The Pope reiterated what he said in his Christmas Eve homily, that St. Luke notes three times that the Child was found in a manger, insisting a “great deal on the detail.”
St. Luke’s insistence shows the manger’s importance not only as a logistical detail, but as a symbolic element, that enables us “to understand what kind of Messiah is He who was born in Bethlehem; what kind of King He is, Who Jesus is.”
Seeing the manger, gazing upon the cross, looking at His life, a life of simplicity, we can understand who Jesus is. Jesus is the Son of God Who saves us by becoming man, like us; stripping Himself of His glory and humbling Himself (cf. Phil 2:7-8). We see this mystery concretely in the focal point of the crib, namely in the Child lying in a manger.
“This is the throne of our King,” Francis said.
Sign that shows “style”
The sign of the manger shows us God’s style, Pope Francis said, affirming as he has in the past that God’s “style” is characterized by three things: “Don’t forget, never forget: the style of God is closeness, compassion, and tenderness. Our God is close, compassionate, and tender.”
This style of God is seen in Jesus. With this style of His, God draws us to Himself. He does not take us by force, He does not impose His truth and justice on us. He does not proselytize us, no! He wants to draw us with love, with tenderness, with compassion.
… Jesus stripped, Jesus poor; but always with His style of closeness, compassion, and tenderness. God has found the means to attract us however we are: with love. Not a possessive and selfish love, as unfortunately human love so often is. His love is pure gift, pure grace, it is all and only for us, for our good. And so He draws us in, with this unarmed and even disarming love. Because when we see this simplicity of Jesus, we too cast aside the weapons of pride and go, humbly, to ask for salvation, to ask for forgiveness, to ask for light for our lives, in order to be able to move forward.
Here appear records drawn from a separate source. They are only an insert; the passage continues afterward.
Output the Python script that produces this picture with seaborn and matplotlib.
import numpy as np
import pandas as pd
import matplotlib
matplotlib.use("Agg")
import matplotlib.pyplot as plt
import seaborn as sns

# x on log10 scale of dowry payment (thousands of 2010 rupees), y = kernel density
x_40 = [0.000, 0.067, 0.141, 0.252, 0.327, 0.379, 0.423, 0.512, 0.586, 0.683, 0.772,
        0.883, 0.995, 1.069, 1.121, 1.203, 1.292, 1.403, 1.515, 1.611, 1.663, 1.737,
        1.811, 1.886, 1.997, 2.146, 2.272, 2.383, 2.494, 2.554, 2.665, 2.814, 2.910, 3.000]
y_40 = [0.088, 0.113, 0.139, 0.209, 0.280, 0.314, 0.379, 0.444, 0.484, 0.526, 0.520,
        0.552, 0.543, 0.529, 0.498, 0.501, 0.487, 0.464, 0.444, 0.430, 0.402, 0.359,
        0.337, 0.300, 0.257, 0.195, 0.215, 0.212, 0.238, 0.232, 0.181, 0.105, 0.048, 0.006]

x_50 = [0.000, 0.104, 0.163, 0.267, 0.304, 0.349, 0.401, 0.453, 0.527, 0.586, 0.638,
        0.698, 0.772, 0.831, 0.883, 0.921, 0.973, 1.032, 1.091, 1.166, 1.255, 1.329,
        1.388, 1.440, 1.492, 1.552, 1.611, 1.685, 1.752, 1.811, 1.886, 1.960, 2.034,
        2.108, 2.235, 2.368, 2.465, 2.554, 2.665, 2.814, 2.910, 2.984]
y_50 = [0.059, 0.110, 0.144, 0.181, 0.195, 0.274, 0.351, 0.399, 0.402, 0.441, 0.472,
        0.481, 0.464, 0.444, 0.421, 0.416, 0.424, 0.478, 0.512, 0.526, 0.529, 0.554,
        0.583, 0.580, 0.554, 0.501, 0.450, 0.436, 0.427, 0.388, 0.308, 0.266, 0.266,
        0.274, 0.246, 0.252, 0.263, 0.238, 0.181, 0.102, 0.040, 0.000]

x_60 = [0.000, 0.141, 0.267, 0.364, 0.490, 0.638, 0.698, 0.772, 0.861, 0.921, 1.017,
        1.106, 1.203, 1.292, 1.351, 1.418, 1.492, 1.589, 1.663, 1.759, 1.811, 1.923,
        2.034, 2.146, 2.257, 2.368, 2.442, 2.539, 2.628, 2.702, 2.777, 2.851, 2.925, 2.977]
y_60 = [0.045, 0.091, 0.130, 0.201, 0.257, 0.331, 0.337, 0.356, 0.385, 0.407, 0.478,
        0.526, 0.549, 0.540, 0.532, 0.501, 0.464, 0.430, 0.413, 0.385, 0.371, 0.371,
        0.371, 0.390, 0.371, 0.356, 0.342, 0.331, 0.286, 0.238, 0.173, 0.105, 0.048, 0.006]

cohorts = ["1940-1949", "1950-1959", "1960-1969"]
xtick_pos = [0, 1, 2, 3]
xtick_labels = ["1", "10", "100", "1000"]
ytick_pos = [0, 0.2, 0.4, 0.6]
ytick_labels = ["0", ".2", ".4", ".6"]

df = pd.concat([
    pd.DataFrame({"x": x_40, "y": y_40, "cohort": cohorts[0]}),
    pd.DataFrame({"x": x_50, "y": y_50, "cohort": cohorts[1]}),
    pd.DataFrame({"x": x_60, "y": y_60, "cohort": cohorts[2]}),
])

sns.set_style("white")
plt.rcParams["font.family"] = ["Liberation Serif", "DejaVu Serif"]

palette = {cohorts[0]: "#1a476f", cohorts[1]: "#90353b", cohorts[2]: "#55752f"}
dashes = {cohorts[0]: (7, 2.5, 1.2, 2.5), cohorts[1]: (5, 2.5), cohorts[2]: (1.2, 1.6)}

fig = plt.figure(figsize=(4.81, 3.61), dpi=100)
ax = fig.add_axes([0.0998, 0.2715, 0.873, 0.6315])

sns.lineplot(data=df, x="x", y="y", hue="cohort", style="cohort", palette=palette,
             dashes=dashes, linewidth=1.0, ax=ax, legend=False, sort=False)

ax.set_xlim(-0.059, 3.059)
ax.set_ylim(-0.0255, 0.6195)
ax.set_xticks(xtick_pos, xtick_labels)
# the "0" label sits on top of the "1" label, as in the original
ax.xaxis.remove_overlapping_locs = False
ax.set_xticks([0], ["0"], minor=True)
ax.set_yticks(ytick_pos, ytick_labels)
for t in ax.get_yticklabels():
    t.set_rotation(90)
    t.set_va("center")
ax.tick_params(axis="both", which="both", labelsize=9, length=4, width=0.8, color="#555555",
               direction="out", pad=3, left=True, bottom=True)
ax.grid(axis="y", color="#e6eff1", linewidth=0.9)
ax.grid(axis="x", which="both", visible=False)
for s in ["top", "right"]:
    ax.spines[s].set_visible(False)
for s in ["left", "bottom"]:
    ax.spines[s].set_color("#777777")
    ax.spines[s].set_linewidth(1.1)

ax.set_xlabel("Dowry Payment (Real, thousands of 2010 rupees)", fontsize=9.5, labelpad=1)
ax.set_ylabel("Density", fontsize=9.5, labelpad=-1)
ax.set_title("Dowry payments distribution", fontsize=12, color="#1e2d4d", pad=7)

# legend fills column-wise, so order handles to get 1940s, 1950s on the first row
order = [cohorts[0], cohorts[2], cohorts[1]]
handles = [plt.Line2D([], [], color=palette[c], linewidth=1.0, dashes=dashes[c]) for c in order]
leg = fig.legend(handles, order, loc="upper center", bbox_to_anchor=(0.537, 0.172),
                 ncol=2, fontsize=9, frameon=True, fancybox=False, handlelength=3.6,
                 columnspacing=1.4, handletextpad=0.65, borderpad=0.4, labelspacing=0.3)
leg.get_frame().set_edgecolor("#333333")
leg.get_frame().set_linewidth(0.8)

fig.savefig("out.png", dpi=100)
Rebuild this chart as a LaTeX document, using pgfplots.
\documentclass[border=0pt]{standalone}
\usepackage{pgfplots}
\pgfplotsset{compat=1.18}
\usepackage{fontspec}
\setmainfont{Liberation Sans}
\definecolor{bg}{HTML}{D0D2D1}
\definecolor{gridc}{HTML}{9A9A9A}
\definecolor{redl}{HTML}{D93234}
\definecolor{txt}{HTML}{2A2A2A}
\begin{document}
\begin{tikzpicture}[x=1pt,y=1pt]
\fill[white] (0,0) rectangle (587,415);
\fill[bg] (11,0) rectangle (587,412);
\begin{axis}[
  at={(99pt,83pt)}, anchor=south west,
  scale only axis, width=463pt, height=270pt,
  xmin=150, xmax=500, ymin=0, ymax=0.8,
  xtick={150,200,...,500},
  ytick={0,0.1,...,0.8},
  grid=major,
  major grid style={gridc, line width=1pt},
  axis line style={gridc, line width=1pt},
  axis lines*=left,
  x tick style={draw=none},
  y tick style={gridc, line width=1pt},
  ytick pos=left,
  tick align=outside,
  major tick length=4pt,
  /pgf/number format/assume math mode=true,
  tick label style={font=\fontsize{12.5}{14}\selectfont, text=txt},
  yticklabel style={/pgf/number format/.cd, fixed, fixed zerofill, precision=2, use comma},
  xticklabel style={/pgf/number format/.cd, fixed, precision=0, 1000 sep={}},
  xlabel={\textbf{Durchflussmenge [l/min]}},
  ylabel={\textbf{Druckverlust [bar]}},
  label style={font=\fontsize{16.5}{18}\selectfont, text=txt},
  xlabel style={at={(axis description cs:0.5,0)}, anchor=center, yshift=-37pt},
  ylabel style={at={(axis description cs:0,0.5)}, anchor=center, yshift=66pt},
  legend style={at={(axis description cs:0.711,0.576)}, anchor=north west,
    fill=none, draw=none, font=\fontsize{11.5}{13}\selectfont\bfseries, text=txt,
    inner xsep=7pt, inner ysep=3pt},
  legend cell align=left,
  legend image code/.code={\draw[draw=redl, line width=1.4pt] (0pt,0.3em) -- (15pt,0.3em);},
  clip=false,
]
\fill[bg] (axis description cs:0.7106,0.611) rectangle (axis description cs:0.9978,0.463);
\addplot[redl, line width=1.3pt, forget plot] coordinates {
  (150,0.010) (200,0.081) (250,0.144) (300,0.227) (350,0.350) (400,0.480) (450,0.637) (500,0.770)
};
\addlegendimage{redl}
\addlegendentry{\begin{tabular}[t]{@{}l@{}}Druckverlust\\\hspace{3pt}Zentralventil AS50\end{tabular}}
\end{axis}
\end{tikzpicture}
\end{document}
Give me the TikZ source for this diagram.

Do not forget the throne of Jesus. The manger and the Cross: this is the throne of Jesus.
Sign that shows poverty
Pope Francis also reflected on the poverty of the crib, in such contrast to our Christmas celebrations today.
Yes, let us be careful not to slip into the worldly caricature of Christmas. … that reduces Christmas to a sappy, consumerist celebration. We want to celebrate, we want to, but this is not Christmas, Christmas is something else. God’s love is not sugar sweet; Jesus’ manger shows us that. It is not a hypocritical goodness that hides the pursuit of pleasures and comforts. Our elders, who knew war and also hunger, knew this well: Christmas is joy and celebration, certainly, but in simplicity and austerity.
The hand of God
Finally, the Pope reflected on St. Francis de Sales’ invitation to receive everything from the hand of God with love.
And let us conclude with a thought of St. Francis de Sales that I have also taken up in the Apostolic Letter. He dictated it to the Visitandine Sisters – just think! – two days before his death.
And he said: “Do you see the baby Jesus in the crib? He accepts all the discomforts of that season, the bitter cold and everything that the Father lets happen to him. He does not refuse the small consolations that his Mother gives him; we are not told that he ever reached out for his Mother’s breast, but left everything to her care and concern. So too, we ourselves should neither desire nor refuse anything, but accept all that God sends us, the bitter cold and the discomforts of the season,” everything.
And here, dear brothers and sisters, is a great teaching, which comes to us from the Child Jesus through the wisdom of St. Francis de Sales: to desire nothing and reject nothing, to accept everything that God sends us. But be careful! Always and only out of love, always and only out of love, because God loves us and only ever wants our good.